Two players can go head to head either on a single Switch with two controllers, or on two separate consoles through local play. The win condition is different from just destroying the enemy base; it uses a willpower system instead. The Cat Cannon in versus is also swapped out for a Trait Cat Cannon, which changes how you play around it.

I played it with my brother and it was genuinely fun for a few sessions. It's not deep enough to become a regular thing, but it works, and it gives Unite something the mobile game doesn't have.


A Few Small Things Worth Knowing

Only one save file per account, which stings if you share a Switch with someone. Mobile gives you three.

The Crazed and Maniac Stages run on a different weekly schedule than mobile. If you've internalized which day is which from playing on your phone, Unite will throw you off for a while.

Unit level caps are much higher than the old 3DS version (Battle Cats POP), which some people might compare Unite to. Rares go to 40+20 now instead of 20+3. That's worth knowing if you played POP and assumed Unite would feel similarly limited.


Which One Should You Actually Play?

If you want the full game with everything in it, mobile is the answer. It's been running for over a decade and still gets regular content. Unite will never match it on sheer scope.

But mobile also asks something of you that Unite doesn't. Playing it seriously means working around an economy designed to slow you down. That's not a criticism, it's just what free-to-play is. Some people have played mobile Battle Cats for years and genuinely enjoy it on those terms. I have.

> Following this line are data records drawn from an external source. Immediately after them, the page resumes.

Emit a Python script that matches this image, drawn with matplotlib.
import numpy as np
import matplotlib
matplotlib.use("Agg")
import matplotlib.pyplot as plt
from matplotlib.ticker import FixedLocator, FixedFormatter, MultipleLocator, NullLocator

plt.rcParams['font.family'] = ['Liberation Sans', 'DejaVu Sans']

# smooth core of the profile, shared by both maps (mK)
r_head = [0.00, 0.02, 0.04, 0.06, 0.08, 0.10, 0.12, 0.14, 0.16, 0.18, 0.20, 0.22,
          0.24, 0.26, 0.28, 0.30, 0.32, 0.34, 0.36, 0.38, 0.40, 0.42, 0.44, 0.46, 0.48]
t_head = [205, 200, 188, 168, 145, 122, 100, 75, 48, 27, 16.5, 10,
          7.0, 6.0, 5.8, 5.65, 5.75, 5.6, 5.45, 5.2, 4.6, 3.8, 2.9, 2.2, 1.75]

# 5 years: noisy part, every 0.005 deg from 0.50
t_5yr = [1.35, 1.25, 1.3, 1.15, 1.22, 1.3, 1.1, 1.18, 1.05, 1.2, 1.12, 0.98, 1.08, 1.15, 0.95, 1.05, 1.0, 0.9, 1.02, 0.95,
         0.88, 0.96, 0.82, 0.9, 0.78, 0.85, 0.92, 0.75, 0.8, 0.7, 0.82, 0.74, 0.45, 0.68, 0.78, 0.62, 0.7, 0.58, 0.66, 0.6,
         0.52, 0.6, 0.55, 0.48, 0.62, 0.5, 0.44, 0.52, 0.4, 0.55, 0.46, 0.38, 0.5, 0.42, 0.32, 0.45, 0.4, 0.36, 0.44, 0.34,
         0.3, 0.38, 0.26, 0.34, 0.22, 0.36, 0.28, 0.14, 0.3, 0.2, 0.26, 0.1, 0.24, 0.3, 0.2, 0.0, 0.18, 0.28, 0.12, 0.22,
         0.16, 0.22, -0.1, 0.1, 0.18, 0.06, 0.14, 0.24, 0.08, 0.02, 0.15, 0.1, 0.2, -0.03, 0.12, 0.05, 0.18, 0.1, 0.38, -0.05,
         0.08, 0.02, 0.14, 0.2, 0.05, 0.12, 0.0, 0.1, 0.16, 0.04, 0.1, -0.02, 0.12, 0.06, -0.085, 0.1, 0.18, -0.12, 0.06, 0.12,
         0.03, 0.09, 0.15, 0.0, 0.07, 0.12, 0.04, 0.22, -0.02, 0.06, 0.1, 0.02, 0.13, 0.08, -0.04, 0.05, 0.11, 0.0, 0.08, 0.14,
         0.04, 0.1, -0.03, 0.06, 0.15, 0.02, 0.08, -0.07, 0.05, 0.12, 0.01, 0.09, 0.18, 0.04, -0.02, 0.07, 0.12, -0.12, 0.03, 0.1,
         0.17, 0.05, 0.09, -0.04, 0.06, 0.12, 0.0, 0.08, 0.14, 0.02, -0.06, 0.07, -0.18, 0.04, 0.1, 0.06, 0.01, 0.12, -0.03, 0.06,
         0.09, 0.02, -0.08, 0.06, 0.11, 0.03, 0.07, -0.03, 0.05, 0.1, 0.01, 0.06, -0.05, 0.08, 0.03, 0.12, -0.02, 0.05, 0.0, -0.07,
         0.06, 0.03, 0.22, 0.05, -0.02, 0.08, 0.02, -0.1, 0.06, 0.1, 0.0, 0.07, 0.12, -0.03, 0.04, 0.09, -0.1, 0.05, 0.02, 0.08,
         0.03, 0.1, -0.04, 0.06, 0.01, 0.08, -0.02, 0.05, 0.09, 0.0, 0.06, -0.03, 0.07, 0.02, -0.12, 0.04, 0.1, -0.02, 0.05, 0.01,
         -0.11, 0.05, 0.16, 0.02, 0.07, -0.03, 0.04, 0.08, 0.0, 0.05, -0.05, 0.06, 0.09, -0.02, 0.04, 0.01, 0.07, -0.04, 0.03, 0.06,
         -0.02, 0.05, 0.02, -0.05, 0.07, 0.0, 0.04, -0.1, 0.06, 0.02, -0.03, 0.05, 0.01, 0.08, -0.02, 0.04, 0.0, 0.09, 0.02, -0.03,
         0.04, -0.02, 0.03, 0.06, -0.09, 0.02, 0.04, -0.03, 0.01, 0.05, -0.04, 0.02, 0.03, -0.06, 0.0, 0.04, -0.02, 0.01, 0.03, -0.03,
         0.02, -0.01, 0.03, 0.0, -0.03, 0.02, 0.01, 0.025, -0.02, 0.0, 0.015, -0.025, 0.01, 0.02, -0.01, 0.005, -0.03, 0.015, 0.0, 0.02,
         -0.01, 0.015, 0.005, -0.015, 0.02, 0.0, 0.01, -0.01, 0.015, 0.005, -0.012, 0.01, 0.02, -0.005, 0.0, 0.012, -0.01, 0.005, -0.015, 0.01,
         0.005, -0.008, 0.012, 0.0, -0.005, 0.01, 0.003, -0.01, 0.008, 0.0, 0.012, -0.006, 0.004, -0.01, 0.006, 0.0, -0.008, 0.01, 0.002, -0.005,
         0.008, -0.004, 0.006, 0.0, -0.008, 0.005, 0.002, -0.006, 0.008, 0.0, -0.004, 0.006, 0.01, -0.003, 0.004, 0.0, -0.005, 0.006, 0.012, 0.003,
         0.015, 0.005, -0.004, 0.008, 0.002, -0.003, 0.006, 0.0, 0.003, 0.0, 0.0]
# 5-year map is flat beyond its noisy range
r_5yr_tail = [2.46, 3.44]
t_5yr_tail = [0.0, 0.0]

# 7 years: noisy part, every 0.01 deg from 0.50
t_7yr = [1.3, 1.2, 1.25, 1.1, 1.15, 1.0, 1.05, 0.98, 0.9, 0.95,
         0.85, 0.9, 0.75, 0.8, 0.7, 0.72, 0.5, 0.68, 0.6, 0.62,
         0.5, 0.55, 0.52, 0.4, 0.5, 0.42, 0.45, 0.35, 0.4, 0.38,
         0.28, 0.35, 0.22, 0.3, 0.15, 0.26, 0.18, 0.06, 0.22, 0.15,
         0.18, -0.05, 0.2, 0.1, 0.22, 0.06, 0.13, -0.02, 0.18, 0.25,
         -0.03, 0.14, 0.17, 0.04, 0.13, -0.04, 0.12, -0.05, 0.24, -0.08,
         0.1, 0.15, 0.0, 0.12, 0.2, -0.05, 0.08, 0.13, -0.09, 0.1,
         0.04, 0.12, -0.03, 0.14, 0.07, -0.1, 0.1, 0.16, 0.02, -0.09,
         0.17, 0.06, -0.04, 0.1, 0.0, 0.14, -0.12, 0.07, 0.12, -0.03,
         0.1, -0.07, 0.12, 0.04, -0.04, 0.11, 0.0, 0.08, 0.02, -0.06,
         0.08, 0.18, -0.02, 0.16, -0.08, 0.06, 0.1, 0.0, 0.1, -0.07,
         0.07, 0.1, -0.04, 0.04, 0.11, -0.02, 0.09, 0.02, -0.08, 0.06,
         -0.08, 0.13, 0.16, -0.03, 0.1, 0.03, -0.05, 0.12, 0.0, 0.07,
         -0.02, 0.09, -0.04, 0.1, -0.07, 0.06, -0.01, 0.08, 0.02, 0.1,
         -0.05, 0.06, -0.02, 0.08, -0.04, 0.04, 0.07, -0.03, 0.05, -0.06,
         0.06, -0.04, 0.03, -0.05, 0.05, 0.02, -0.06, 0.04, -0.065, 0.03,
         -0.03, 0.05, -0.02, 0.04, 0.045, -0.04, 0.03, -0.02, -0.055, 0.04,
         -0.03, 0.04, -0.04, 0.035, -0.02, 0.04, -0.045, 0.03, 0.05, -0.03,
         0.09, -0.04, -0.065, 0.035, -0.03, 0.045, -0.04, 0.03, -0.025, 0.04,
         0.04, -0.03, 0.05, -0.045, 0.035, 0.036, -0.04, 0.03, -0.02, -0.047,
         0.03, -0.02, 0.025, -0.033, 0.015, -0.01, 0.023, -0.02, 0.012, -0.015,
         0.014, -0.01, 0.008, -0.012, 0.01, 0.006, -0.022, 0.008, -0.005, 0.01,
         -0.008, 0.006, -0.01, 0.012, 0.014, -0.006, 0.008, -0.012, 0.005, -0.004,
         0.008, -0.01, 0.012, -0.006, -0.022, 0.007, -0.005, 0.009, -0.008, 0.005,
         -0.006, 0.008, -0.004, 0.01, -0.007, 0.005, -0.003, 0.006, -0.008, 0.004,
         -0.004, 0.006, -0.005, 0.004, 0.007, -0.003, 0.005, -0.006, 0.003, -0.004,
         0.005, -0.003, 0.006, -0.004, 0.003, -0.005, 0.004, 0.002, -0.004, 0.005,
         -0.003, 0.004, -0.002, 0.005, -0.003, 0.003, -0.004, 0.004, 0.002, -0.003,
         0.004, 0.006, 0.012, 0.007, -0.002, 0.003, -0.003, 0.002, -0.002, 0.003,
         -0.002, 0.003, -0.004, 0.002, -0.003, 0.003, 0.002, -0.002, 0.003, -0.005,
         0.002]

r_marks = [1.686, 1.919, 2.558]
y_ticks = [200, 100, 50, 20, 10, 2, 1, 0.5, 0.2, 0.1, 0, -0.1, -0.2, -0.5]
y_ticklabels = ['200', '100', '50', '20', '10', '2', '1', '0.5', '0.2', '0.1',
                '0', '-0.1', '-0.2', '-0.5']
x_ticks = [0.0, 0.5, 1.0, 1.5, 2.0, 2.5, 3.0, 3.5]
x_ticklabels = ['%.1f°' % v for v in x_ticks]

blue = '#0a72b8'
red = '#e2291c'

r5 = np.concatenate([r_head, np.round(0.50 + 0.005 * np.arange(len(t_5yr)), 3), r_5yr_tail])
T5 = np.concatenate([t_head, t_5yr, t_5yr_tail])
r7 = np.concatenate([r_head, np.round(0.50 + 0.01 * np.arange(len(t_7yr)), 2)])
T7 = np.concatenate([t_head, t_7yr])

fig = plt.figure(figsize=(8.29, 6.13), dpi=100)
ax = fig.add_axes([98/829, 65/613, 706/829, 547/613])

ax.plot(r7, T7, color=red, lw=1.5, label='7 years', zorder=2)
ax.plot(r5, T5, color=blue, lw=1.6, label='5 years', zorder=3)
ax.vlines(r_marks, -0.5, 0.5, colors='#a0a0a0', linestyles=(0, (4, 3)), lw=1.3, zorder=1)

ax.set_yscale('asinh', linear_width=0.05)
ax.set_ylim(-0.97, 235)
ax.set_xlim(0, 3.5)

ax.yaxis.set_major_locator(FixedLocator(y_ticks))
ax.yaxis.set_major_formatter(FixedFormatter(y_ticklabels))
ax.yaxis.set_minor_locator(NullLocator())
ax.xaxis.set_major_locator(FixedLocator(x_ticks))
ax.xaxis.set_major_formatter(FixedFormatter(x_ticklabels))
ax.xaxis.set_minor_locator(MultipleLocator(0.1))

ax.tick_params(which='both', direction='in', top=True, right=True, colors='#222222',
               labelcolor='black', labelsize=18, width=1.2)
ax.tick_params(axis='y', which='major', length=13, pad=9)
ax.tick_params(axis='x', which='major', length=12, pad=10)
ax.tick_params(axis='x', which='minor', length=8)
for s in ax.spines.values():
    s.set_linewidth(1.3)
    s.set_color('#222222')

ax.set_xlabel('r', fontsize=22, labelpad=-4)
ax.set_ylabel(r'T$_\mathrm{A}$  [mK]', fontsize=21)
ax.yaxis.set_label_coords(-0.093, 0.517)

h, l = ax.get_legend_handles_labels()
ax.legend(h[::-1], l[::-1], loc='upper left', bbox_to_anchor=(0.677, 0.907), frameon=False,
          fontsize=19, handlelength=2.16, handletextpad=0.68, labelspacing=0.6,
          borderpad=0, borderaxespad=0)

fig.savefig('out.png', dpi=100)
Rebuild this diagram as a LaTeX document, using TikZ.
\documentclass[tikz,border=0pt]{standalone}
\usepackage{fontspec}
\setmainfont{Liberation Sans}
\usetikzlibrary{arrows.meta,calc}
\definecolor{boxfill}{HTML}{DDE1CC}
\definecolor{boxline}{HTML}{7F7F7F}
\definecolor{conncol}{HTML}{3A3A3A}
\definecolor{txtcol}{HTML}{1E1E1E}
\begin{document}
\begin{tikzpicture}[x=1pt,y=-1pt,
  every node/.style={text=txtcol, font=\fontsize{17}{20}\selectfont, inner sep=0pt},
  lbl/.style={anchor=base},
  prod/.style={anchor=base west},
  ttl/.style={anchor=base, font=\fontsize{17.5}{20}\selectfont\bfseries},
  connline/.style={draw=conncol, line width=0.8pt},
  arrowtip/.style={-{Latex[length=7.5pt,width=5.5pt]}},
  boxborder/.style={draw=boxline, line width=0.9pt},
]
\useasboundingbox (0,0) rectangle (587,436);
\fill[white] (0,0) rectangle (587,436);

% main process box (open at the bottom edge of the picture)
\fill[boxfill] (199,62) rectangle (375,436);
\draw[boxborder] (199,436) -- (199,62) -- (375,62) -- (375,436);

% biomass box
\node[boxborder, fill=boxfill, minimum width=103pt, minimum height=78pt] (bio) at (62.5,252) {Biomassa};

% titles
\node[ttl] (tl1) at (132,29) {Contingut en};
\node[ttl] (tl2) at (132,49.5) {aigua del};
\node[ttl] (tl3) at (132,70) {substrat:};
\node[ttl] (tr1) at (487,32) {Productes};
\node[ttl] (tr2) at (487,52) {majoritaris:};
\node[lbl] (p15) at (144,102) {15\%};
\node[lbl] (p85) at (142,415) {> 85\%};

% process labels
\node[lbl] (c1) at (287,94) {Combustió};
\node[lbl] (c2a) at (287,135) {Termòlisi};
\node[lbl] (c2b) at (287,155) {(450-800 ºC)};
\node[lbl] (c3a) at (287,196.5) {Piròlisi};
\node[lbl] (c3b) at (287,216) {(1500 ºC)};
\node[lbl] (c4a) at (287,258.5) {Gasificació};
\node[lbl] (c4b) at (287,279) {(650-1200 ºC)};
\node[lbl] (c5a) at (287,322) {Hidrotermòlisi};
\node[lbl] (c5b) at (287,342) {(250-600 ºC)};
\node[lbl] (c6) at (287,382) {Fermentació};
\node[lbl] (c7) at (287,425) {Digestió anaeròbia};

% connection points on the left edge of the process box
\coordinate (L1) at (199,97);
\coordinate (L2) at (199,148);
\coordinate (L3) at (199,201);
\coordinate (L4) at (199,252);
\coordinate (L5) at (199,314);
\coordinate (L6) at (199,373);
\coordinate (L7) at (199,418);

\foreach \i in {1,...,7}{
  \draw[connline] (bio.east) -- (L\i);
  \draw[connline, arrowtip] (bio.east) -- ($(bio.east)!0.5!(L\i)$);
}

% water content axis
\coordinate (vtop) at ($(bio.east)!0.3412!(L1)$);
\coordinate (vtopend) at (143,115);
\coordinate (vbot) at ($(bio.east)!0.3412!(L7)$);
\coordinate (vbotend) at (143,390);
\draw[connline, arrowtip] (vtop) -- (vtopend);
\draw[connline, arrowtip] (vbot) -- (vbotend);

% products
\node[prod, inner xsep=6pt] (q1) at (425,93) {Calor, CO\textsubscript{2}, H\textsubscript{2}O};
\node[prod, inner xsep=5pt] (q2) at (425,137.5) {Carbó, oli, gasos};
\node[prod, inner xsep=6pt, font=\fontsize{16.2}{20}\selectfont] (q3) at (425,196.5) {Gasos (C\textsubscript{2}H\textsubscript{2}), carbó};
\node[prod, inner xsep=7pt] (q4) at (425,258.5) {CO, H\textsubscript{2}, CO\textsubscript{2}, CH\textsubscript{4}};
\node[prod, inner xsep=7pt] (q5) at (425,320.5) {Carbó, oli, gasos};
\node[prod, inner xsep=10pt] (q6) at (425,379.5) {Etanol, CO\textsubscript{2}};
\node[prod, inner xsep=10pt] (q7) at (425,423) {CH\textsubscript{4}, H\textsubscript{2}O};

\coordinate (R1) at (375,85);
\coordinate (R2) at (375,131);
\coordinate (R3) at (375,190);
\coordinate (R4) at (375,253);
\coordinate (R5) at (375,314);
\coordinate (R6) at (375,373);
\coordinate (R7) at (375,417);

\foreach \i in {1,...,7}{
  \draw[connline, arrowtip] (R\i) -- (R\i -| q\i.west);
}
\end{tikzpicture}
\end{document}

Unite is what you pick when you want to play on a couch with a friend, or when you want the Battle Cats experience without any of the free-to-play friction. It's a smaller game but a cleaner one. I've had sessions on Unite where I just played for two hours straight without thinking about resources once, which basically never happens on mobile.

They're not really the same game anymore, even if they look identical at first glance. The cats are the same. The vibe is the same. What's different is everything underneath.